Deputy Chief Cabinet Secretary (Political affairs, House of Representatives)
- In office 16 September 2009 – 8 June 2010
- Prime Minister: Yukio Hatoyama
- Preceded by: Jun Matsumoto
- Succeeded by: Motohisa Furukawa

Member of the House of Representatives
- In office 26 June 2000 – 28 September 2017
- Preceded by: Eiichi Iwashita
- Succeeded by: Multi-member district
- Constituency: Kumamoto 1st (2000–2012) Kyushu PR (2012–2017)

Personal details
- Born: 19 September 1960 (age 65) Kikuka, Kumamoto, Japan
- Party: Democratic (1998–2012)
- Other political affiliations: JNP (1992–1994) NFP (1994–1997) From Five (1997–1998) GGP (1998) JRP (2012–2014) JIP (2014–2016) DP (2016–2017) KnT (2017)
- Parent: Raizo Matsuno (father);
- Relatives: Noda Utarō (great-grandfather) Tōru Tsukada (brother-in-law)
- Alma mater: Keio University

= Yorihisa Matsuno =

Japanese politician

Yorihisa Matsuno (松野 頼久, Matsuno Yorihisa) is a former Japanese politician. He was a member of the Japan Restoration Association (JRA), and a member of the House of Representatives in the Diet (national legislature). On 3 October 2012, he was selected as the parliamentary leader of the JRA and held this position until the party dissolved in September 2014. He is the member for the Kumamoto No. 1 seat and has been elected four times.

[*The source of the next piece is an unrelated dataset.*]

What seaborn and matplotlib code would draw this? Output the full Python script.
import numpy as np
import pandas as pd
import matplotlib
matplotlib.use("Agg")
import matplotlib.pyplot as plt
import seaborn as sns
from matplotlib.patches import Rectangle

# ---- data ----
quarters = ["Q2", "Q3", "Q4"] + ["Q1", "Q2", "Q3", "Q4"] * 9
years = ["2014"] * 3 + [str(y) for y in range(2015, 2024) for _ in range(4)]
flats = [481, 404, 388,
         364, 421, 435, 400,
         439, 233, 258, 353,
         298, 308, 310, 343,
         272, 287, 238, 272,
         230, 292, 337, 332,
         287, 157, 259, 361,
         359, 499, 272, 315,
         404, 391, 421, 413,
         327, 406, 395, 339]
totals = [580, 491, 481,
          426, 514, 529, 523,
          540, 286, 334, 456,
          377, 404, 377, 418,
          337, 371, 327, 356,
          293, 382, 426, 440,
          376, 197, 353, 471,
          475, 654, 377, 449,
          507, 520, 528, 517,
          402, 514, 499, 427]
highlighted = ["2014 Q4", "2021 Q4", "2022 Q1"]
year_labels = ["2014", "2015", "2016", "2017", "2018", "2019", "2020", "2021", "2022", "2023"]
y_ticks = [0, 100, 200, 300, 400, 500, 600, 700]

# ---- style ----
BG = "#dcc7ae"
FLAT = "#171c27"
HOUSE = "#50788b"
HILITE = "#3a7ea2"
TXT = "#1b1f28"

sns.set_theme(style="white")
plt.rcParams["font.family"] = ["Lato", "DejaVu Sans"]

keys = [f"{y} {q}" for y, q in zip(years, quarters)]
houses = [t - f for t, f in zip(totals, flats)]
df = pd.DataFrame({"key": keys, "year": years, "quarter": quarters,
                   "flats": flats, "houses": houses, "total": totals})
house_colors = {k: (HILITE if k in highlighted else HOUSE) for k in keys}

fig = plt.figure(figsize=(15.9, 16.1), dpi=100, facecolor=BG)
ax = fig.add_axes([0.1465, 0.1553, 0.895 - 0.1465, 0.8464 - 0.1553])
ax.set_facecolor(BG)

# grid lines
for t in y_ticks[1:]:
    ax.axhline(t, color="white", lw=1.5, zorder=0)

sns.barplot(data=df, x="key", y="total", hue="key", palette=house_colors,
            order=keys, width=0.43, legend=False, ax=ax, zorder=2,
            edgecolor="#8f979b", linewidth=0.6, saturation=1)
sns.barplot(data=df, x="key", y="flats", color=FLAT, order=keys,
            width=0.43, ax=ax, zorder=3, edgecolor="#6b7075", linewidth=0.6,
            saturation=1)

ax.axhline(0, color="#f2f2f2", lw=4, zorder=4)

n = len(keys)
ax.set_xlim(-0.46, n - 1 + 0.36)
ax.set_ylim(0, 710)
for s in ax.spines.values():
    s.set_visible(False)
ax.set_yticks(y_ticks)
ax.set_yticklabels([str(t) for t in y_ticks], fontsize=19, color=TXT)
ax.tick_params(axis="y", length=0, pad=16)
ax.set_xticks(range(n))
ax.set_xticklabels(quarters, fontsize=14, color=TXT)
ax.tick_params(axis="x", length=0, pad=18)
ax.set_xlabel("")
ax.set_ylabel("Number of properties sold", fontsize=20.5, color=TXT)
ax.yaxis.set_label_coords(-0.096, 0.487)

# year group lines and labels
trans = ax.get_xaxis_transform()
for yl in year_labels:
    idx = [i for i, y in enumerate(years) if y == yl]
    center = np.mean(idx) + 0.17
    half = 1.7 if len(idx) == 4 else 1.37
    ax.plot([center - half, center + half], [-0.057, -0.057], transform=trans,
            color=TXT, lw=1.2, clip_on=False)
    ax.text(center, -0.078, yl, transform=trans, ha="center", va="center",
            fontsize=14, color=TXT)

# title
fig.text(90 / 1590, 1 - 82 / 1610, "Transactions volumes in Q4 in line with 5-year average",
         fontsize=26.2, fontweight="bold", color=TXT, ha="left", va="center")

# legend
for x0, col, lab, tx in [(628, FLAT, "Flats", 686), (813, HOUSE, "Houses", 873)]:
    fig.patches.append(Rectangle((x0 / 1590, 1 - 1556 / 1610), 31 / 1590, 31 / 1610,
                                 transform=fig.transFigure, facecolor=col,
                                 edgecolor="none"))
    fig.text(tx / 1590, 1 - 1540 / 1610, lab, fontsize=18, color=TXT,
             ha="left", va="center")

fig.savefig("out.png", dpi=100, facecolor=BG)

==Background and early career==
A native of Kamoto District, Kumamoto and graduate of Keio University, he was a staff member at the headquarters of the Japan New Party, and secretary to former Prime Minister Morihiro Hosokawa. Subsequently, he worked at the New Frontier Party headquarters.

He was elected to the House of Representatives for the first time in 2000 after an unsuccessful run in 1998. Matsuno served as Deputy Chief Cabinet Secretary during the 2009–2010 Democratic Party of Japan (DPJ) administration of Prime Minister Yukio Hatoyama. Matsuno was a member of the Hatoyama group within the DPJ.

==Move to Japan Restoration Association==
On 11 September 2012, Matsuno submitted his resignation to the DPJ and joined Tōru Hashimoto's new national political party, the Japan Restoration Association, Nippon Isshin no Kai. He became one of seven initial lawmakers from the DPJ, Liberal Democratic Party, and Your Party to join the new party.

The first meeting of the nine JRA lawmakers was held on 3 October 2012. Matsuno was selected as the leader of the nine lawmakers.